China and Canada React Have Reacted Moderately… For Now


Canada and China responded to recent reports with measured tones. Canada emphasized its “mutually beneficial” relationship with the United States and reiterated its commitment to maintaining secure borders while fostering trade between the two nations. Deputy Prime Minister Chrystia Freeland addressed the proposed measures, stating, “We will, of course, continue to discuss these issues with the incoming administration.”


On the other hand, the Chinese embassy in Washington issued a cautionary statement about the risks of a zero-sum approach, warning against the implications of a full-scale tariff war. The Chinese government firmly denied allegations of supporting illegal exports of fentanyl-like drugs to the United States. “The idea of China knowingly allowing fentanyl precursors to flow into the United States runs completely counter to facts and reality,” the embassy stated in a response to the BBC.

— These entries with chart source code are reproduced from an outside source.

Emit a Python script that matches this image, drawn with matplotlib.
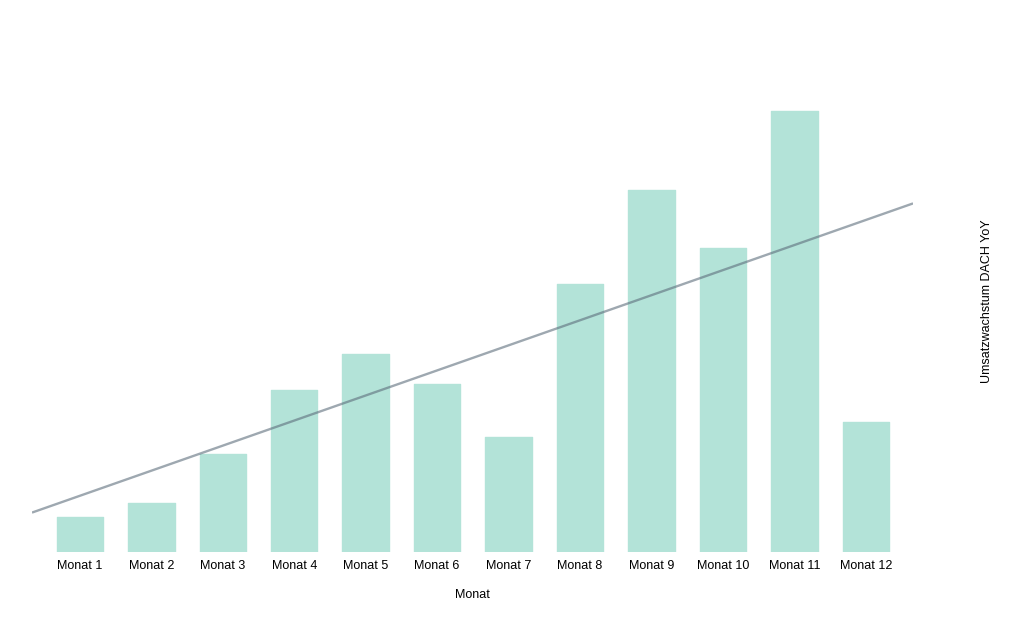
import numpy as np
import matplotlib.pyplot as plt

plt.rcParams['font.family'] = ['Liberation Sans', 'DejaVu Sans']

months = ["Monat %d" % i for i in range(1, 13)]
growth = [3.5, 4.9, 9.8, 16.2, 19.8, 16.8, 11.5, 26.8, 36.2, 30.4, 44.1, 13.0]

fig = plt.figure(figsize=(10.24, 6.34), dpi=100)
ax = fig.add_axes([0.03125, 0.1293, 0.8604, 0.7886])

x = np.arange(len(months))
ax.bar(x, growth, width=0.65, color="#b3e3d8", edgecolor="#b3e3d8",
       linewidth=1, joinstyle="round")

# linear trend over the whole axis
xlim = (-0.67, 11.66)
k, d = np.polyfit(x, growth, 1)
tx = np.array(xlim)
ax.plot(tx, k * tx + d, color="#5d6e7c", alpha=0.6, lw=1.7, solid_capstyle="butt")

ax.set_xlim(*xlim)
ax.set_ylim(0, 50)
ax.set_xticks(x)
ax.set_xticklabels(months, fontsize=9)
ax.tick_params(axis="x", length=0, pad=6)
ax.set_yticks([])
for s in ax.spines.values():
    s.set_visible(False)
ax.set_xlabel("Monat", fontsize=9, labelpad=12)

fig.text(0.964, 0.525, "Umsatzwachstum DACH YoY", rotation=90,
         ha="center", va="center", fontsize=9)

fig.savefig("out.png", dpi=100)
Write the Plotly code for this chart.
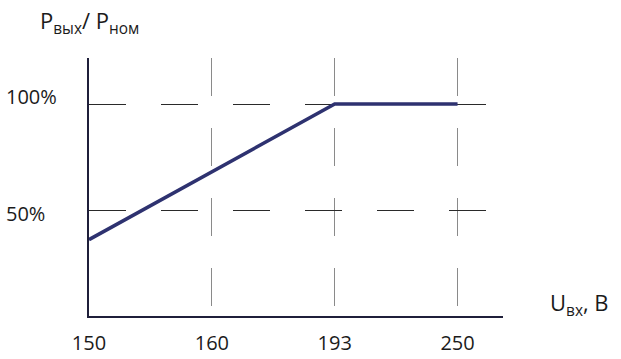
import plotly.graph_objects as go

# Data
x_labels = ["150", "160", "193", "250"]
power_pct = [36, 68, 100, 100]
y_tick_vals = [50, 100]
y_tick_text = ["50%", "100%"]

FONT = "Open Sans"
W, H = 621, 359
L, R, T, B = 89, 118, 58, 43

fig = go.Figure()
fig.add_trace(go.Scatter(
    x=x_labels, y=power_pct, mode="lines",
    line=dict(color="#2e3270", width=3.6),
    hoverinfo="skip", showlegend=False,
))

annotations = []
for v, t in zip(y_tick_vals, y_tick_text):
    annotations.append(dict(
        x=(4 - L) / (W - L - R), xref="paper", xanchor="left",
        y=v, yref="y", yanchor="middle", yshift=-3 if v == 50 else 8,
        text=t, showarrow=False,
        font=dict(family=FONT, size=20, color="#1b1b1b"),
    ))

annotations.append(dict(
    x=(38 - L) / (W - L - R), xref="paper", xanchor="left",
    y=1 + (T - 22) / (H - T - B), yref="paper", yanchor="middle",
    text="P<sub>вых</sub>/ P<sub>ном</sub>", showarrow=False,
    font=dict(family=FONT, size=22, color="#1b1b1b"),
))
annotations.append(dict(
    x=(548 - L) / (W - L - R), xref="paper", xanchor="left",
    y=(H - B - 304) / (H - T - B), yref="paper", yanchor="middle",
    text="U<sub>вх</sub>, В", showarrow=False,
    font=dict(family=FONT, size=22, color="#1b1b1b"),
))

fig.update_layout(
    width=W, height=H,
    margin=dict(l=L, r=R, t=T, b=B),
    paper_bgcolor="white", plot_bgcolor="white",
    annotations=annotations,
    xaxis=dict(
        type="category", range=[0, 3.37], automargin=False,
        showline=True, linecolor="#1f1f3a", linewidth=2,
        showgrid=True, gridcolor="#8a8a8a", gridwidth=1.4, griddash="38px,32px",
        ticks="", tickfont=dict(family=FONT, size=20, color="#1b1b1b"),
        ticklabelstandoff=8, zeroline=False,
    ),
    yaxis=dict(
        range=[0, 121.7], automargin=False,
        showline=True, linecolor="#1f1f3a", linewidth=2,
        showgrid=True, gridcolor="#2a2a2a", gridwidth=1.2, griddash="37px,35px",
        tickvals=y_tick_vals, showticklabels=False, ticks="", zeroline=False,
    ),
)

fig.write_html("out.html")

Financial markets have already begun reacting to these developments. The Canadian dollar has gained 1% against the US dollar, and the Mexican peso has risen by 1.6%, reflecting concerns over how tariff increases could negatively impact their economies, both of which rely heavily on exports to the US. In contrast, the Chinese yuan showed minimal movement, likely due to the slightly lower proposed tariff increase for China.


The rise in the value of the Canadian dollar and Mexican peso underscores growing market uncertainty about the economic outlook for these two nations if the proposed tariffs are implemented. Trump’s approach challenges the current free trade framework, signaling a potential shift toward a strategy aimed at benefiting all parties. The President-elect appears focused on reducing trade deficits and leveraging economic power as a diplomatic tool.


These proposed tariffs mark a significant break from traditional trade diplomacy and could signal the start of a new era characterized by more assertive policies.


Disclaimer: This article is provided for informational purposes only. It is not offered or intended to be used as legal, tax, investment, financial, or other advice.